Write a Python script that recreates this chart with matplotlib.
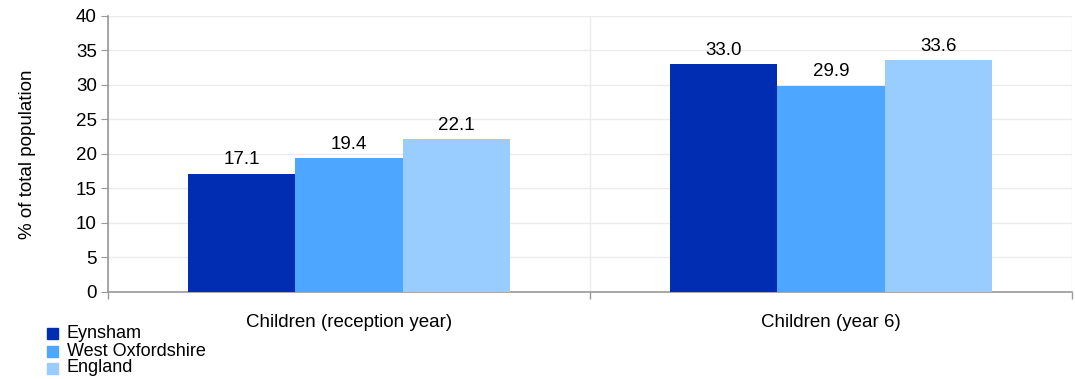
import numpy as np
import matplotlib.pyplot as plt
from matplotlib.patches import Rectangle

plt.rcParams['font.family'] = ['Liberation Sans', 'DejaVu Sans']

categories = ["Children (reception year)", "Children (year 6)"]
series = ["Eynsham", "West Oxfordshire", "England"]
eynsham = [17.1, 33.0]
west_oxon = [19.4, 29.9]
england = [22.1, 33.6]
colors = ["#002db2", "#4da6ff", "#99ccff"]

fs = 13.5
W, H = 1075, 379
fig = plt.figure(figsize=(W / 100, H / 100), dpi=100)
ax = fig.add_axes([0.1005, 0.2296, 0.8967, 0.7282])

x = np.arange(len(categories))
w = 0.67 / 3
for i, (vals, c) in enumerate(zip([eynsham, west_oxon, england], colors)):
    pos = x + (i - 1) * w
    ax.bar(pos, vals, width=w, color=c, zorder=3)
    for p, v in zip(pos, vals):
        ax.text(p, v + 0.8, f"{v:.1f}", ha="center", va="bottom", fontsize=fs)

ax.set_xlim(-0.5, 1.5)
ax.set_ylim(0, 40)
ax.set_yticks(np.arange(0, 41, 5))
ax.set_xticks(x)
ax.set_xticklabels(categories, fontsize=fs)
ax.set_xticks([-0.5, 0.5, 1.5], minor=True)
ax.tick_params(axis="x", which="major", length=0, pad=16)
ax.tick_params(axis="x", which="minor", length=5, color="#999999", width=1)
ax.tick_params(axis="y", length=5, color="#999999", labelsize=fs, pad=3)
ax.set_ylabel("% of total population", fontsize=fs, labelpad=29)

ax.grid(axis="y", color="#ebebeb", linewidth=1, zorder=0)
ax.grid(axis="x", which="minor", color="#ebebeb", linewidth=1, zorder=0)
for s in ["top", "right"]:
    ax.spines[s].set_visible(False)
for s in ["left", "bottom"]:
    ax.spines[s].set_color("#999999")
    ax.spines[s].set_linewidth(1.2)

# legend drawn by hand, rows are tight like the original
rows_y = [333, 351, 368]
for s, c, yy in zip(series, colors, rows_y):
    fig.patches.append(Rectangle((47 / W, (H - yy - 5.5) / H), 11 / W, 11 / H,
                                 transform=fig.transFigure, color=c))
    fig.text(67 / W, (H - yy) / H, s, fontsize=13, va="center", ha="left")

fig.savefig("out.png", dpi=100)
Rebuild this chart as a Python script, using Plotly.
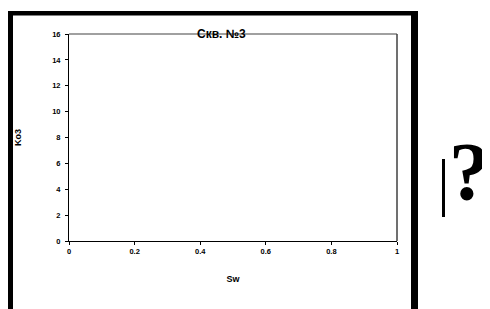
· · ·
* _PROBLEM STATEMENT_
Copy exactly the lines from the first line of the records above through the line with "ax.spines[s].set_linewidth(1.2)", both included, and nothing else. Pictures stay out.

* _FULL OUTPUT_
Write a Python script that recreates this chart with matplotlib.
import numpy as np
import matplotlib.pyplot as plt
from matplotlib.patches import Rectangle

plt.rcParams['font.family'] = ['Liberation Sans', 'DejaVu Sans']

categories = ["Children (reception year)", "Children (year 6)"]
series = ["Eynsham", "West Oxfordshire", "England"]
eynsham = [17.1, 33.0]
west_oxon = [19.4, 29.9]
england = [22.1, 33.6]
colors = ["#002db2", "#4da6ff", "#99ccff"]

fs = 13.5
W, H = 1075, 379
fig = plt.figure(figsize=(W / 100, H / 100), dpi=100)
ax = fig.add_axes([0.1005, 0.2296, 0.8967, 0.7282])

x = np.arange(len(categories))
w = 0.67 / 3
for i, (vals, c) in enumerate(zip([eynsham, west_oxon, england], colors)):
    pos = x + (i - 1) * w
    ax.bar(pos, vals, width=w, color=c, zorder=3)
    for p, v in zip(pos, vals):
        ax.text(p, v + 0.8, f"{v:.1f}", ha="center", va="bottom", fontsize=fs)

ax.set_xlim(-0.5, 1.5)
ax.set_ylim(0, 40)
ax.set_yticks(np.arange(0, 41, 5))
ax.set_xticks(x)
ax.set_xticklabels(categories, fontsize=fs)
ax.set_xticks([-0.5, 0.5, 1.5], minor=True)
ax.tick_params(axis="x", which="major", length=0, pad=16)
ax.tick_params(axis="x", which="minor", length=5, color="#999999", width=1)
ax.tick_params(axis="y", length=5, color="#999999", labelsize=fs, pad=3)
ax.set_ylabel("% of total population", fontsize=fs, labelpad=29)

ax.grid(axis="y", color="#ebebeb", linewidth=1, zorder=0)
ax.grid(axis="x", which="minor", color="#ebebeb", linewidth=1, zorder=0)
for s in ["top", "right"]:
    ax.spines[s].set_visible(False)
for s in ["left", "bottom"]:
    ax.spines[s].set_color("#999999")
    ax.spines[s].set_linewidth(1.2)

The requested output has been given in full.